A company with as broad a product line as HP’s, and as large as it is, needs to be organized divisionally. The issue is that the customer doesn’t want to buy that way, and the indirect sales channel doesn’t sell that way. Divisional structures are necessary in order to drive focus on product. The challenge is to find out where in the ultimate go-to-market chain the divisional structure gives way to a streamlined sales and delivery structure.

The four divisional heads naturally evolve their own businesses differently, with similar, but at times conflicting, interests. A division driving toward a quarterly number isn’t going to naturally adjust for other divisions’ needs. Adding to the complexity is that each builds out a structure to support its needs and further adds to confusion in the market. This is one of the reasons no one can point to a single channel chief for HP. It’s an even bigger issue for the HP channel in the field. With different divisional sales structures driving individual agendas, some partners feel like a ball in an old pinball machine that gets banged around in different haphazard directions.
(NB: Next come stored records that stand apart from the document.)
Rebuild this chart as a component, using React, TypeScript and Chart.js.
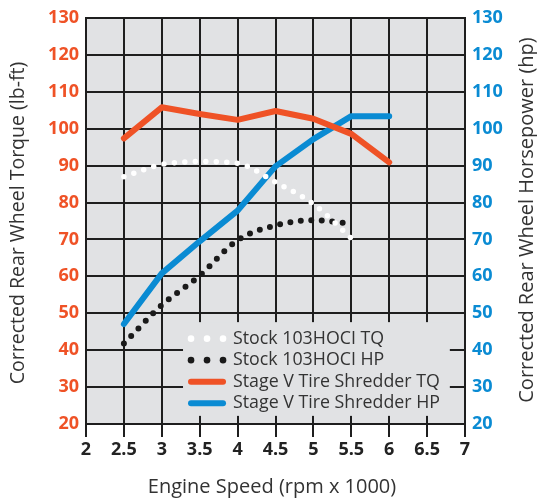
import React, { useEffect, useRef } from "react";
import { Chart, registerables } from "chart.js";
Chart.register(...registerables);

const rpm = [2.5, 3, 3.5, 4, 4.5, 5, 5.5, 6];
const stockTQ = [87, 90.3, 91.1, 90.6, 85.5, 79.6, 70.3];
const stockHP = [41.8, 52.2, 60.2, 69.8, 73.8, 75.2, 74.3];
const stageTQ = [97.4, 105.8, 104, 102.4, 104.8, 102.7, 98.6, 90.9];
const stageHP = [47.1, 60.8, 69.5, 77.8, 89.8, 97.2, 103.4, 103.4];
const seriesNames = ["Stock 103HOCI TQ", "Stock 103HOCI HP", "Stage V Tire Shredder TQ", "Stage V Tire Shredder HP"];
const xTicks = [2, 2.5, 3, 3.5, 4, 4.5, 5, 5.5, 6, 6.5, 7];

const ORANGE = "#ef5226";
const BLUE = "#0a8bd3";
const FONT = "'Open Sans', sans-serif";
const TEXT = "#333333";
const BG = "#e1e2e4";

const pts = (ys: number[]) => ys.map((y, i) => ({ x: rpm[i], y }));

const decor = {
  id: "decor",
  beforeDraw(chart: any) {
    const { ctx, chartArea: a } = chart;
    ctx.save();
    ctx.fillStyle = BG;
    ctx.fillRect(a.left, a.top, a.right - a.left, a.bottom - a.top);
    ctx.restore();
  },
  beforeDatasetsDraw(chart: any) {
    const { ctx } = chart;
    const xs = chart.scales.x;
    const ys = chart.scales.y;
    const bx0 = xs.getPixelForValue(3.28);
    const bx1 = xs.getPixelForValue(6.8);
    const by0 = ys.getPixelForValue(47.6);
    const by1 = ys.getPixelForValue(22.2);
    ctx.save();
    ctx.fillStyle = BG;
    ctx.fillRect(bx0, by0, bx1 - bx0, by1 - by0);
    const rowH = 21.5;
    const sx = bx0 + 8;
    const ds = chart.data.datasets;
    for (let i = 0; i < 4; i++) {
      const cy = by0 + 16.5 + i * rowH;
      const d = ds[i];
      if (i < 2) {
        ctx.fillStyle = d.borderColor;
        for (let k = 0; k < 3; k++) {
          ctx.beginPath();
          ctx.arc(sx + k * 16, cy, 3.3, 0, Math.PI * 2);
          ctx.fill();
        }
      } else {
        ctx.strokeStyle = d.borderColor;
        ctx.lineWidth = 6;
        ctx.lineCap = "round";
        ctx.beginPath();
        ctx.moveTo(sx, cy);
        ctx.lineTo(sx + 32, cy);
        ctx.stroke();
      }
      ctx.fillStyle = TEXT;
      ctx.font = `17.8px ${FONT}`;
      ctx.textAlign = "left";
      ctx.textBaseline = "middle";
      ctx.fillText(d.label, sx + 42, cy);
    }
    ctx.restore();
  },
  afterDraw(chart: any) {
    const { ctx } = chart;
    ctx.save();
    ctx.fillStyle = TEXT;
    ctx.textAlign = "center";
    ctx.textBaseline = "middle";
    ctx.font = `20px ${FONT}`;
    ctx.fillText("Engine Speed (rpm x 1000)", 272, 487);
    ctx.save();
    ctx.translate(18, 223);
    ctx.rotate(-Math.PI / 2);
    ctx.font = `19.5px ${FONT}`;
    ctx.fillText("Corrected Rear Wheel Torque (lb-ft)", 0, 0);
    ctx.restore();
    ctx.save();
    ctx.translate(527, 220);
    ctx.rotate(-Math.PI / 2);
    ctx.font = `20px ${FONT}`;
    ctx.fillText("Corrected Rear Wheel Horsepower (hp)", 0, 0);
    ctx.restore();
    ctx.restore();
  },
};

export default function App() {
  const ref = useRef<HTMLCanvasElement>(null);
  useEffect(() => {
    document.body.style.margin = "0";
    const chart = new Chart(ref.current!, {
      type: "line",
      data: {
        datasets: [
          {
            label: seriesNames[0],
            data: pts(stockTQ),
            borderColor: "#ffffff",
            borderWidth: 5.5,
            borderDash: [0, 10.5],
            borderCapStyle: "round",
            pointRadius: 0,
            cubicInterpolationMode: "monotone",
            yAxisID: "y",
          },
          {
            label: seriesNames[1],
            data: pts(stockHP),
            borderColor: "#1a1a1a",
            borderWidth: 6,
            borderDash: [0, 10.5],
            borderCapStyle: "round",
            pointRadius: 0,
            cubicInterpolationMode: "monotone",
            yAxisID: "y2",
          },
          {
            label: seriesNames[2],
            data: pts(stageTQ),
            borderColor: ORANGE,
            borderWidth: 6,
            borderCapStyle: "round",
            borderJoinStyle: "round",
            pointRadius: 0,
            tension: 0,
            yAxisID: "y",
          },
          {
            label: seriesNames[3],
            data: pts(stageHP),
            borderColor: BLUE,
            borderWidth: 6,
            borderCapStyle: "round",
            borderJoinStyle: "round",
            pointRadius: 0,
            tension: 0,
            yAxisID: "y2",
          },
        ],
      },
      options: {
        animation: false,
        responsive: false,
        layout: { padding: { top: 18 } },
        plugins: { legend: { display: false }, tooltip: { enabled: false } },
        scales: {
          x: {
            type: "linear",
            min: 2,
            max: 7,
            afterBuildTicks: (s: any) => {
              s.ticks = xTicks.map((v) => ({ value: v }));
            },
            afterFit: (s: any) => {
              s.height = 74;
            },
            ticks: {
              color: "#222",
              font: { family: FONT, size: 18, weight: "bold" },
              padding: 2,
              maxRotation: 0,
              autoSkip: false,
              callback: (v: any) => String(v),
            },
            grid: { color: "#1e1e1e", lineWidth: 2, tickLength: 13, drawTicks: true },
            border: { color: "#1e1e1e", width: 2 },
          },
          y: {
            position: "left",
            min: 20,
            max: 130,
            afterFit: (s: any) => {
              s.width = 86;
            },
            ticks: {
              stepSize: 10,
              color: ORANGE,
              font: { family: FONT, size: 18, weight: "bold" },
              padding: 7,
            },
            grid: { color: "#1e1e1e", lineWidth: 2, drawTicks: false },
            border: { color: "#1e1e1e", width: 2 },
          },
          y2: {
            position: "right",
            min: 20,
            max: 130,
            afterFit: (s: any) => {
              s.width = 72;
            },
            ticks: {
              stepSize: 10,
              color: BLUE,
              font: { family: FONT, size: 18, weight: "bold" },
              padding: 7,
            },
            grid: { display: false, drawTicks: false },
            border: { color: "#1e1e1e", width: 2 },
          },
        },
      },
      plugins: [decor],
    } as any);
    return () => chart.destroy();
  }, []);
  return <canvas ref={ref} width={537} height={498} style={{ display: "block", width: 537, height: 498 }} />;
}
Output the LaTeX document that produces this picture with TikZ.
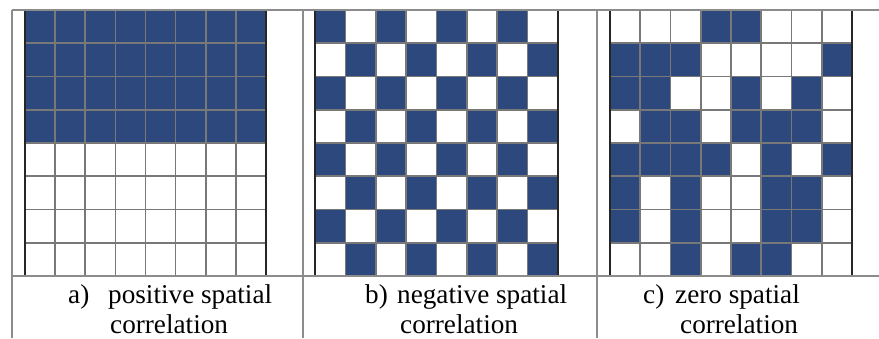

Whitman and HP need a single face for the channel -- someone that has the power and jurisdiction to corral all HP’s needs and build a strategy that pulls the various interests of the company into a go-to-market strategy. That needs to come along with a doubling down on communication around product and programs. Whether or not HP is in or out of the tablet market is just one of the issues that should be communicated.

Whitman also needs her own independent advisory team -- a group of people from outside HP and independent from the board who is going to tell her what’s going on in the market regardless of what’s going on inside the HP hallways. The great news is that Whitman has already brought stability and solid management to a company enormously important to the channel, but her job is far from over.